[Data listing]
>>>

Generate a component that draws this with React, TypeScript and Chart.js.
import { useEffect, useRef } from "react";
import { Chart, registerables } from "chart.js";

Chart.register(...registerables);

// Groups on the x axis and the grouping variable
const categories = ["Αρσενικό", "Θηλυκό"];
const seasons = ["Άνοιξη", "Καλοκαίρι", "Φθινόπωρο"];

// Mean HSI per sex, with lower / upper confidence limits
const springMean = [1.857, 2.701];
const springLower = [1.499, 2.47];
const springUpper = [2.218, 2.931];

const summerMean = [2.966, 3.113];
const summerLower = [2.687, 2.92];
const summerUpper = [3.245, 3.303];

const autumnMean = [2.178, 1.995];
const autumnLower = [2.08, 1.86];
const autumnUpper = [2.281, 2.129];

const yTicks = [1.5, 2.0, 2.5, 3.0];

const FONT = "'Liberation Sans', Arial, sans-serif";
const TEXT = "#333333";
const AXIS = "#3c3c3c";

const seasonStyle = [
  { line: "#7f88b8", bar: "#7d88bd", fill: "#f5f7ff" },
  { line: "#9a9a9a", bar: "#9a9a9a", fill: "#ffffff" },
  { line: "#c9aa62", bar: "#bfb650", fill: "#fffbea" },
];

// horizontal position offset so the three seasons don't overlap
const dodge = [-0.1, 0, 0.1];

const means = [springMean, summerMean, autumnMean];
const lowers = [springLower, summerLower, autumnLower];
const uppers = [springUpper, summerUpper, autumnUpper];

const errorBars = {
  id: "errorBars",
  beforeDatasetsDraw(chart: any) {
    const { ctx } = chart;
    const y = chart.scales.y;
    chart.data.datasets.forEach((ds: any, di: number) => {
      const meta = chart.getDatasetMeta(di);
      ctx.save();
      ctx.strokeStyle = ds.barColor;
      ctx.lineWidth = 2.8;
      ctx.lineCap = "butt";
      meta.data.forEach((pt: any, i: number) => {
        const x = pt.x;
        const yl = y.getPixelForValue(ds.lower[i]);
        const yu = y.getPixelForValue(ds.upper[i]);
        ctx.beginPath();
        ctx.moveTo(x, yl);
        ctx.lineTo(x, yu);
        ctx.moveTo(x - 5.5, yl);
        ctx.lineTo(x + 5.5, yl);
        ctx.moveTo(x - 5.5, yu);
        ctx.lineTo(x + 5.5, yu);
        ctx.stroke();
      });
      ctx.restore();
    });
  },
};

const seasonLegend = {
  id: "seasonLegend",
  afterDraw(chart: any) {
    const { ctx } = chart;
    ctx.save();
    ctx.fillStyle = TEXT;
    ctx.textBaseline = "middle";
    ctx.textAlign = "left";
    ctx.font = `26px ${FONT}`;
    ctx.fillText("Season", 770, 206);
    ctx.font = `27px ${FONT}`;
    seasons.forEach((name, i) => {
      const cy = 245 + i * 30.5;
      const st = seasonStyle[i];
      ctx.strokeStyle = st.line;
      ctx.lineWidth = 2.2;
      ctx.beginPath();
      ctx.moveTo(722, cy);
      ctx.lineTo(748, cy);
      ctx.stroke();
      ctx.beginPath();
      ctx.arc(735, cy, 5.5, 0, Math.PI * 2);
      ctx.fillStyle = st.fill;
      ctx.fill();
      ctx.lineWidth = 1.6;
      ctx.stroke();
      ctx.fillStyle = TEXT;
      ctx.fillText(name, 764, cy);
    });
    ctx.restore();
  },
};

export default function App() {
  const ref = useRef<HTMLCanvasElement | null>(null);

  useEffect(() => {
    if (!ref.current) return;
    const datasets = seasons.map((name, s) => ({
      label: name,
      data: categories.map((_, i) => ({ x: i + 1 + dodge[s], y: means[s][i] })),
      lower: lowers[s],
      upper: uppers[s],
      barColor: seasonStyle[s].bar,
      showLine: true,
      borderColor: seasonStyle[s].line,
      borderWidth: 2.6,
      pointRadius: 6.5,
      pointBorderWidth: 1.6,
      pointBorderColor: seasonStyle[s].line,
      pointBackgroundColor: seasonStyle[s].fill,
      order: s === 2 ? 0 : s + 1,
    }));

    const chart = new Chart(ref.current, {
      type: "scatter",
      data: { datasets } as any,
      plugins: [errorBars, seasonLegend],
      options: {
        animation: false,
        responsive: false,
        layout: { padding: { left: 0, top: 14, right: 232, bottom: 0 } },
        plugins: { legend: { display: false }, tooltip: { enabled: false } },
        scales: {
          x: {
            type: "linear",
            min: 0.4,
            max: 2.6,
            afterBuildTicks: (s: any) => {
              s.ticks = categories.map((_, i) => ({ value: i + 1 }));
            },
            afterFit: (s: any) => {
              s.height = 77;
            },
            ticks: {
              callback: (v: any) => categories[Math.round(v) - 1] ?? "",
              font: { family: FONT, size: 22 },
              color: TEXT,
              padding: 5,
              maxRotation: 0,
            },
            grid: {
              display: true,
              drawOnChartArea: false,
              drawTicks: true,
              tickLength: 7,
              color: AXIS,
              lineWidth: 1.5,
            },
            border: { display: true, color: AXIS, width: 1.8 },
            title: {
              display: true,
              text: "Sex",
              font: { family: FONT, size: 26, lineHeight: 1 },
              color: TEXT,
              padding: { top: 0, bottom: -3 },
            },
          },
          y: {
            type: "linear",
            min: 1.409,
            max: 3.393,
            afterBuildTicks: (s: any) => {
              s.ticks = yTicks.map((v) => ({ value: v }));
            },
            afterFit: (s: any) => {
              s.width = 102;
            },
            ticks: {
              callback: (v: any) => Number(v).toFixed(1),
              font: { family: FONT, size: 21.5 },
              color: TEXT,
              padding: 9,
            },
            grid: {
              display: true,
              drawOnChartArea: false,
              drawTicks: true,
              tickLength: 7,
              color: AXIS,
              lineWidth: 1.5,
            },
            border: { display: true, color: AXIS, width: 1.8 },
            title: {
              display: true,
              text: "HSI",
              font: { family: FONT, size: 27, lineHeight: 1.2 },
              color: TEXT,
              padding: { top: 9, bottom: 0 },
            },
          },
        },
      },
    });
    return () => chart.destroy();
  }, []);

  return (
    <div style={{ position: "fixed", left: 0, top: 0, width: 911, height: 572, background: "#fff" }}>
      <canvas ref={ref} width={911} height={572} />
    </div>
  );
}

<<<
>>>

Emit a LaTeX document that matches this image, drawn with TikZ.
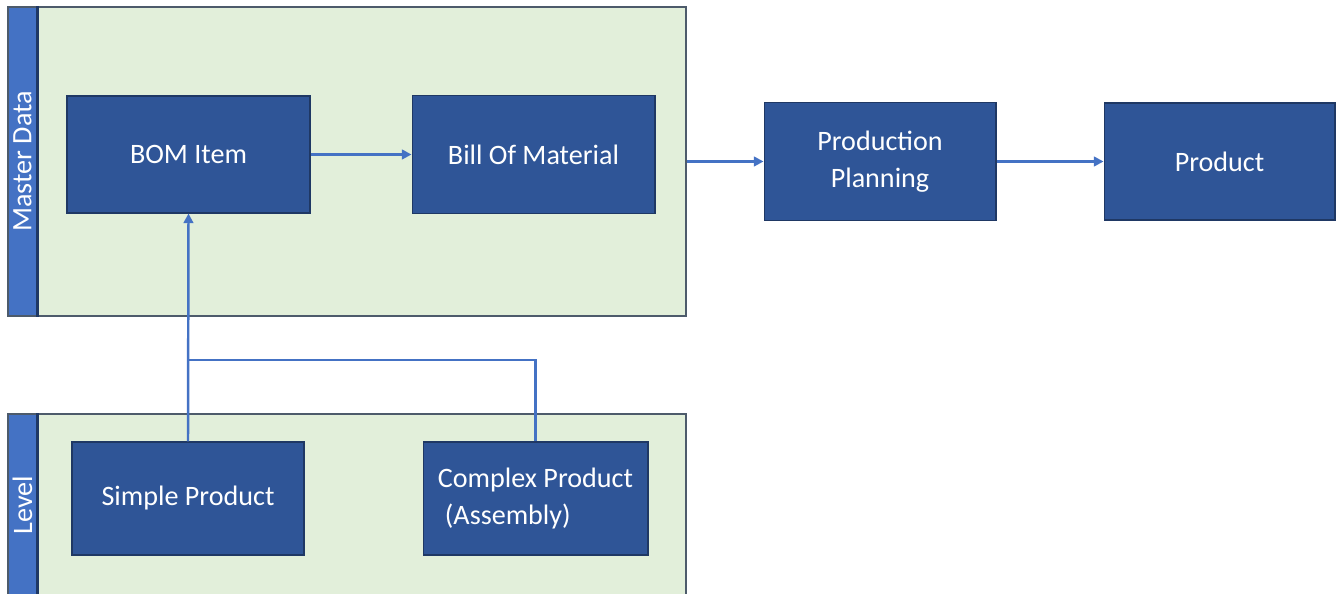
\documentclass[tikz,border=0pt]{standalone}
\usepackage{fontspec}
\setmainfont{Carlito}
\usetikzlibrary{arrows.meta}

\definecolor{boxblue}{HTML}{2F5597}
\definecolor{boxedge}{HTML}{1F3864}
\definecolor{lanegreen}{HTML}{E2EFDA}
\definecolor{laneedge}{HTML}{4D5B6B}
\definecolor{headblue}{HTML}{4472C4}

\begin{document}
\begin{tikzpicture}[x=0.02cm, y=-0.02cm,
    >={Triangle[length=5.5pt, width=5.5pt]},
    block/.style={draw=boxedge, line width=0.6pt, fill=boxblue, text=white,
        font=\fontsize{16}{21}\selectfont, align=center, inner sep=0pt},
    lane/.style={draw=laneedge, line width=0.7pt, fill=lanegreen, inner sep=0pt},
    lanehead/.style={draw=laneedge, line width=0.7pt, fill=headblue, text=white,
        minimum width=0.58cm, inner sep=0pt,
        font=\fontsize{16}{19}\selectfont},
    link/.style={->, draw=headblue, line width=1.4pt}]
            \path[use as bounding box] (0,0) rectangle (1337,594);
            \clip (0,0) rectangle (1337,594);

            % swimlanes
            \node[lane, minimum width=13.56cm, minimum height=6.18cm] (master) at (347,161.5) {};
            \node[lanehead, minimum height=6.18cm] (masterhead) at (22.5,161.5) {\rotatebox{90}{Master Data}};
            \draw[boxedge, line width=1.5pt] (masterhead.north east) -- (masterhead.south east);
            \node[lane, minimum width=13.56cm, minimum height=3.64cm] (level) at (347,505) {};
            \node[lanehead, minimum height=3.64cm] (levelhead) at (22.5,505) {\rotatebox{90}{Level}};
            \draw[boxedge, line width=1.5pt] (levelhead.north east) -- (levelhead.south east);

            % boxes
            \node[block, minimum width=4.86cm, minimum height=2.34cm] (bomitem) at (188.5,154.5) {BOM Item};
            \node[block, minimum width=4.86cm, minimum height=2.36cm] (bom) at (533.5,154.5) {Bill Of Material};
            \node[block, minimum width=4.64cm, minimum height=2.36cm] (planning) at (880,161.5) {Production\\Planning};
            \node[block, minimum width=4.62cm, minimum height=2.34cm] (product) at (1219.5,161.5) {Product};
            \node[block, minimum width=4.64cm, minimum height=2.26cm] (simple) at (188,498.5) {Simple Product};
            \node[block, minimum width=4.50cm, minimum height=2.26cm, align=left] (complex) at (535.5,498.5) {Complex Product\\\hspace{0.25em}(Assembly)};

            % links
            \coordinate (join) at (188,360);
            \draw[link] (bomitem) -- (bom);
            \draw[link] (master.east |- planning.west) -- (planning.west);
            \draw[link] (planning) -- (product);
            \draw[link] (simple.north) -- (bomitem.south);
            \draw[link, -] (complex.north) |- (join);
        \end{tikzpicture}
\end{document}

<<<

**Stated goal**
Extract the lines of the preceding material that run from the line with "Generate a component" through the line with "const springUpper = [2.218, 2.931];", inclusive, reproducing them exactly and adding nothing.

**Output below**
Generate a component that draws this with React, TypeScript and Chart.js.
import { useEffect, useRef } from "react";
import { Chart, registerables } from "chart.js";

Chart.register(...registerables);

// Groups on the x axis and the grouping variable
const categories = ["Αρσενικό", "Θηλυκό"];
const seasons = ["Άνοιξη", "Καλοκαίρι", "Φθινόπωρο"];

// Mean HSI per sex, with lower / upper confidence limits
const springMean = [1.857, 2.701];
const springLower = [1.499, 2.47];
const springUpper = [2.218, 2.931];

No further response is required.